Dataset rows:
■ ■ ■ ■ ■

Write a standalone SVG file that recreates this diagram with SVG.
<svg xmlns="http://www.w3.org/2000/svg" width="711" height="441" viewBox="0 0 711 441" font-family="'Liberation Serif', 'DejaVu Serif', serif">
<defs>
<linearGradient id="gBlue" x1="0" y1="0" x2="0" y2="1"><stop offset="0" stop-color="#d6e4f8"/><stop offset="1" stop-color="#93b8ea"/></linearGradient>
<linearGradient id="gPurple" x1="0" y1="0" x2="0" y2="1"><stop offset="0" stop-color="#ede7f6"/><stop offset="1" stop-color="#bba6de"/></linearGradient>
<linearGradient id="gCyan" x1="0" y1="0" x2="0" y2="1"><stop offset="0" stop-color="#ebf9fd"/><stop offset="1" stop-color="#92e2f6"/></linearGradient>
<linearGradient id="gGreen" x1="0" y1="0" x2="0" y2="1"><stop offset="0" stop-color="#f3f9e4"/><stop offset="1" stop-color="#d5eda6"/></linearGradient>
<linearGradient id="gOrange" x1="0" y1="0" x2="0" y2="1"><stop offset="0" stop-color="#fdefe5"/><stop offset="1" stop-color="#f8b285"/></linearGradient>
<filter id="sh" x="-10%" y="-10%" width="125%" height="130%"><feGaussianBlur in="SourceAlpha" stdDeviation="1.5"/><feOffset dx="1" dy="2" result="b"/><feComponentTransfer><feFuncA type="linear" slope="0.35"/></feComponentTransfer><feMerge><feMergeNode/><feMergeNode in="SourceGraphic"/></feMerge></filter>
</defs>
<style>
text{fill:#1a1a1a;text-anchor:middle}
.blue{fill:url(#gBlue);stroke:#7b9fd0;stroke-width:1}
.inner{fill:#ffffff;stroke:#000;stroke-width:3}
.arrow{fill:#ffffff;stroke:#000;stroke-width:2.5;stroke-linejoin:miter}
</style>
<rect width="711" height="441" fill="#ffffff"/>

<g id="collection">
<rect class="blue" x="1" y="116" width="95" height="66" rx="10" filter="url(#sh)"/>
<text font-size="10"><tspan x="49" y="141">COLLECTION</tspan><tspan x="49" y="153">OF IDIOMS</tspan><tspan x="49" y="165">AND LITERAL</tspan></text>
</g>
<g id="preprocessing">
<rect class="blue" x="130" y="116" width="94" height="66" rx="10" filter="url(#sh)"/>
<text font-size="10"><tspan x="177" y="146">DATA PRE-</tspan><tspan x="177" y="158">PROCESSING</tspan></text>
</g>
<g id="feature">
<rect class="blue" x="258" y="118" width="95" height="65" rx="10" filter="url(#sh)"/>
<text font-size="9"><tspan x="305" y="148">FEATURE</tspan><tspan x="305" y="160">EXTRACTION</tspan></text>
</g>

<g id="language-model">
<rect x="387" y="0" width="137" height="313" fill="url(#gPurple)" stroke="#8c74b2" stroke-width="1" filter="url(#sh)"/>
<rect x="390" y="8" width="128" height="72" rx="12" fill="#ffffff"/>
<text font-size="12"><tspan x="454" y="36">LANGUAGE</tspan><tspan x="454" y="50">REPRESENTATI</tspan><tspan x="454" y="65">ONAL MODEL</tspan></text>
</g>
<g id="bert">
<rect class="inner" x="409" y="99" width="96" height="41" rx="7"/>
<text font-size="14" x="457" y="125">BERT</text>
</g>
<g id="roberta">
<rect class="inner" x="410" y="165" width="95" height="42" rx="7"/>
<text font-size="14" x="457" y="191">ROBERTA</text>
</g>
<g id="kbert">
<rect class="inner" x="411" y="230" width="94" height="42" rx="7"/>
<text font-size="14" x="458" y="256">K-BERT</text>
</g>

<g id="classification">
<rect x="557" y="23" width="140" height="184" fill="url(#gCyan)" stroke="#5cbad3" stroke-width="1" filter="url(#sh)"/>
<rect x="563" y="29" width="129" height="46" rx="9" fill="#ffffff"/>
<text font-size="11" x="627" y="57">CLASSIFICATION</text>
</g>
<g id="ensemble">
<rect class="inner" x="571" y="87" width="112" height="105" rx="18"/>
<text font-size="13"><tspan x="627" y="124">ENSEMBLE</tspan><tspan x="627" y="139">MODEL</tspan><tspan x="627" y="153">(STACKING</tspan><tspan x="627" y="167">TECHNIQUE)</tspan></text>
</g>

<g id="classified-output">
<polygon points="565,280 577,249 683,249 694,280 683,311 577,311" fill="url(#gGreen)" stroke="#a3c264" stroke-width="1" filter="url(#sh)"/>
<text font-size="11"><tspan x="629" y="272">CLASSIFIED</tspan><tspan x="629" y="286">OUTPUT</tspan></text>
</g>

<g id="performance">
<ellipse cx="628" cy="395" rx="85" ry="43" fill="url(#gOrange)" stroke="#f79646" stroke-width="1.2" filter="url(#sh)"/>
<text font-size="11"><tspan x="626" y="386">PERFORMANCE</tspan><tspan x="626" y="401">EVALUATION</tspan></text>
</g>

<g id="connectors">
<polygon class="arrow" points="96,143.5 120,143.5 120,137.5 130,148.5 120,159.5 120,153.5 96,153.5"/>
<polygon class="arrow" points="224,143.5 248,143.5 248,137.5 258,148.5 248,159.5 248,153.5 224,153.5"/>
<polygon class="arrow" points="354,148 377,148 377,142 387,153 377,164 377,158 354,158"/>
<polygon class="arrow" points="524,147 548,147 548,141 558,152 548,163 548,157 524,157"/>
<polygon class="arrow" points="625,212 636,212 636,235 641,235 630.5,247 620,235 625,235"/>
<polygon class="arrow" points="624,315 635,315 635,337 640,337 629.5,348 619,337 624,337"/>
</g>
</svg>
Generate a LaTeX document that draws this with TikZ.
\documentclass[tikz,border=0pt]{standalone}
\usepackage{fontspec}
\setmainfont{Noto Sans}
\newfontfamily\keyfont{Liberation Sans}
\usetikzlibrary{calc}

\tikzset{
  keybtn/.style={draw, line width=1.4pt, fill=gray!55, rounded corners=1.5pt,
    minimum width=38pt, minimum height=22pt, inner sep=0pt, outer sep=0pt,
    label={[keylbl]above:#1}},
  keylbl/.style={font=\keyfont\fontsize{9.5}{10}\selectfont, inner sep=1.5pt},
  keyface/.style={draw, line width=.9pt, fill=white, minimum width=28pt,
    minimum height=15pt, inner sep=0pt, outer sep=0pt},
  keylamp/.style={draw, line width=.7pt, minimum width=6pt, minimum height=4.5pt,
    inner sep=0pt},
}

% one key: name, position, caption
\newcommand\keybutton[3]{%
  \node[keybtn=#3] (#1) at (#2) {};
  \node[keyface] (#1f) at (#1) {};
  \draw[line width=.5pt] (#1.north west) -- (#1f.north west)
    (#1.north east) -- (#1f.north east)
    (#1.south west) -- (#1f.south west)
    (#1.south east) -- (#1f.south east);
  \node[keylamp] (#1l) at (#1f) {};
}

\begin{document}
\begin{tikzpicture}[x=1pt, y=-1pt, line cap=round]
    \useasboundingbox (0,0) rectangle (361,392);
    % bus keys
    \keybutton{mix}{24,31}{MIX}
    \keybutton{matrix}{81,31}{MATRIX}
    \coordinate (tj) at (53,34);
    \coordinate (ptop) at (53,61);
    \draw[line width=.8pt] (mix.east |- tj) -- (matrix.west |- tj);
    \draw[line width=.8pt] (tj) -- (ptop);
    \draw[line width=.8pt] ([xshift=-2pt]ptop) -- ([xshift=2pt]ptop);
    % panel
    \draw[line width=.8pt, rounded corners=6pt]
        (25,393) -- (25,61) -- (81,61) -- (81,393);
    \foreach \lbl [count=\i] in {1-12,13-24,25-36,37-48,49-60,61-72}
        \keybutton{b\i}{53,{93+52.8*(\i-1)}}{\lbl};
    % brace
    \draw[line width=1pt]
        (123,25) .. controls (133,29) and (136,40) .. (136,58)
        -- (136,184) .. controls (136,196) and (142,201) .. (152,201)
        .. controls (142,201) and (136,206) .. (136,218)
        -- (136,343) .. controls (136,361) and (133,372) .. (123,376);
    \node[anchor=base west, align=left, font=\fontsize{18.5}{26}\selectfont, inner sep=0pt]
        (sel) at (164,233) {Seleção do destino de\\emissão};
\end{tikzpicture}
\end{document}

■ ■ ■ ■ ■

TASK STATEMENT: Copy every line of the entries above in which "that" occurs.

RESPONSE:
Write a standalone SVG file that recreates this diagram with SVG.
Generate a LaTeX document that draws this with TikZ.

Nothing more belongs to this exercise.